_COMPLEX COMMUNITY_
Zaman batu tidak berakhir karena kehabisan batu, tetapi zaman minyak berakhir jauh sebelum bumi kehabisan cadangan minyaknya.”
Begitulah futurolog James Canton, Chief Executive Officer and Chairman Institute for Global Future, membuka ulasannya, ”A New Energy Age” dalam bab 2 bukunya, The Extreme Future (2006).
Simpel tetapi sarat makna untuk direnungkan. Digambarkan, ada 10 tren ekstrem di bidang energi. Di antaranya, kita tengah berada di era kehabisan energi. Permintaan global akan menghabiskan cadangan energi dalam 25 tahun ke depan, kecuali sumber-sumber energi baru ditemukan. Kekurangan energi akan menurunkan produk domestik bruto (PDB).
Keamanan energi akan menjadi medan perang yang dahsyat di abad ke-21, menjadi ajang kerja sama maupun konflik global pada masa depan.
Bangsa-bangsa akan jatuh bangun dalam menggapai akses ke sumber-sumber energi masa depan. Kekuatan-kekuatan ekonomi baru, seperti China dan India, akan bersaing dengan Amerika dan Eropa dalam pertarungan kekuasaan geopolitis baru.
Ketergantungan dunia pada minyak akan berakhir. Sumber-sumber energi yang bebas polusi dan terbarukan, seperti tenaga surya, hidrogen, pembelahan atom, dan tenaga angin, akan menjadi inti kemakmuran masa depan.
Di manakah kita kini? Dalam konteks Indonesia, ”zaman minyak” tersebut sudah tiba. Indonesia tidak lagi menjadi anggota Organisasi Negara Pengekspor Minyak (OPEC). Walaupun masih tetap mengekspor minyak, kebutuhan impor bahan bakar juga lebih banyak. Indonesia sudah pengimpor minyak neto.
Subsidi bahan bakar minyak yang ditanggung anggaran pendapatan dan belanja negara membengkak luar biasa akibat dari melonjaknya harga minyak mentah di pasar internasional. Kita babak belur soal minyak, dan akan terus kerepotan. Energi alternatif hanyalah janji kosong pemerintah.
Strategi kebijakan energi dan migas di sektor hulu dan hilir sejak dulu tak pernah tersambung secara baik, bahkan salah arah. Setiap sektor terlepas dari rantai panjang industri besar migas, yang seharusnya justru menjadi kekuatan dahsyat bangsa ini. Produk-produk berbasis migas di hilir produksi industri yang paling ujung, seperti untuk komponen otomotif dan rumah tangga, terlepas antara satu dan lainnya.

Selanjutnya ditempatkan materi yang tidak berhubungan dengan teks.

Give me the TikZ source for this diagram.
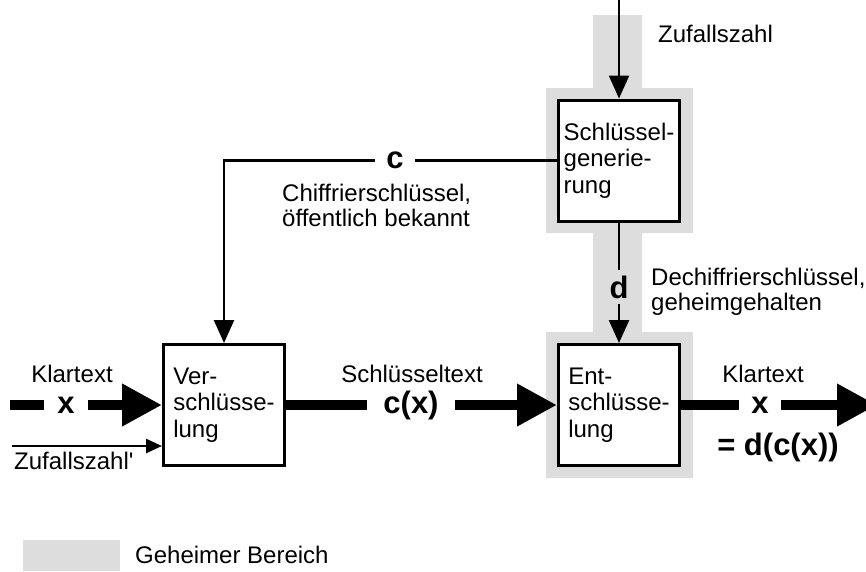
\documentclass[tikz,border=0pt]{standalone}
\usepackage{fontspec}
\setmainfont{Liberation Sans}
\usetikzlibrary{arrows.meta}
\definecolor{geheim}{RGB}{221,221,221}
\tikzset{
  kasten/.style={draw,line width=3pt,fill=white,minimum width=121pt,minimum height=121pt,
    align=left,font=\fontsize{24}{26.5}\selectfont},
  txt/.style={font=\fontsize{24}{25}\selectfont,align=left,inner sep=0pt},
  fett/.style={font=\fontsize{31}{33}\selectfont\bfseries,inner ysep=4pt},
  duenn/.style={line width=2.5pt},
  pfeil/.style={duenn,-{Triangle[length=23pt,width=20pt]}},
  kleinpfeil/.style={duenn,-{Triangle[length=16pt,width=14pt]}},
  dick/.style={line width=10pt},
  dickpfeil/.style={dick,-{Triangle[length=40pt,width=40pt]}}
}

\begin{document}
\begin{tikzpicture}[x=1pt,y=-1pt]
  \clip (0,0) rectangle (866,571);
  \path[use as bounding box] (0,0) rectangle (866,571);
  % geheimer Bereich
  \fill[geheim] (593,15) -- (642,15) -- (642,88) -- (693,88) -- (693,233) -- (642,233)
    -- (642,332) -- (693,332) -- (693,478) -- (546,478) -- (546,332) -- (593,332)
    -- (593,233) -- (546,233) -- (546,88) -- (593,88) -- cycle;
  \fill[geheim] (23,540) rectangle (120,571);
  \node[txt,anchor=west] (legende) at (135,555) {Geheimer Bereich};

  % Kaesten
  \node[kasten] (gen) at (619,160.5) {Schlüssel-\\generie-\\rung};
  \node[kasten] (ver) at (224,405) {Ver-\\schlüsse-\\lung};
  \node[kasten] (ent) at (619,405) {Ent-\\schlüsse-\\lung};

  % Schluesselerzeugung
  \coordinate (zin) at (619,0);
  \draw[pfeil] (zin) -- (gen.north);
  \node[txt,anchor=west] (zufall) at (658,34) {Zufallszahl};

  \node[fett,inner xsep=11pt] (c) at (395,160.5) {c};
  \draw[duenn] (gen.west) -- (c);
  \draw[pfeil] (c) -| (ver.north);
  \node[txt,anchor=west] (ctext) at (282,205) {Chiffrierschlüssel,\\öffentlich bekannt};

  \node[fett,inner ysep=5pt] (d) at (619,287) {d};
  \draw[duenn] (gen.south) -- (d);
  \draw[pfeil] (d) -- (ent.north);
  \node[txt,anchor=west] (dtext) at (651,292) {Dechiffrierschlüssel,\\geheimgehalten};

  % Klartext links
  \coordinate (kin) at (10,405);
  \node[fett,inner xsep=13.5pt] (xin) at (66,405) {x};
  \node[txt] (kl1) at (72,374) {Klartext};
  \draw[dick] (kin) -- (xin);
  \draw[dickpfeil] (xin) -- (ver.west);

  \coordinate (zin2) at (12,446);
  \draw[kleinpfeil] (zin2) -- (zin2 -| ver.west);
  \node[txt,anchor=west] (zufall2) at (14,461) {Zufallszahl\textquotesingle};

  % Schluesseltext
  \node[fett,inner xsep=16pt] (cx) at (411,405) {c(x)};
  \node[txt] (sl) at (412,374) {Schlüsseltext};
  \draw[dick] (ver.east) -- (cx);
  \draw[dickpfeil] (cx) -- (ent.west);

  % Klartext rechts
  \node[fett,inner xsep=12.5pt] (xout) at (760,405) {x};
  \coordinate (kout) at (877,405);
  \node[txt] (kl2) at (763,374) {Klartext};
  \node[fett] (dcx) at (778,447) {= d(c(x))};
  \draw[dick] (ent.east) -- (xout);
  \draw[dickpfeil] (xout) -- (kout);
\end{tikzpicture}
\end{document}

Sebagai produsen gas, Indonesia dielus importir, tetapi industri nasional justru merana kekurangan gas. Pemerintah terlalu patuh pada kontrak yang banyak dikritik justru merugikan, setidaknya benefitnya tidak optimal bagi kepentingan nasional.
Di sektor hulu migas, produksi bukannya bertambah cepat; yang terjadi justru sebaliknya, terus menurun. Bahkan sampai sekarang ”perselisihan” antara produsen gas dan produsen pupuk masih selalu terjadi. Padahal, sebagai negara agraris berpenduduk 230 juta, sebagian besar menggantungkan hidup di sektor pertanian, pupuk seharusnya menjadi ”harga mati” yang tak boleh kisruh pengelolaannya.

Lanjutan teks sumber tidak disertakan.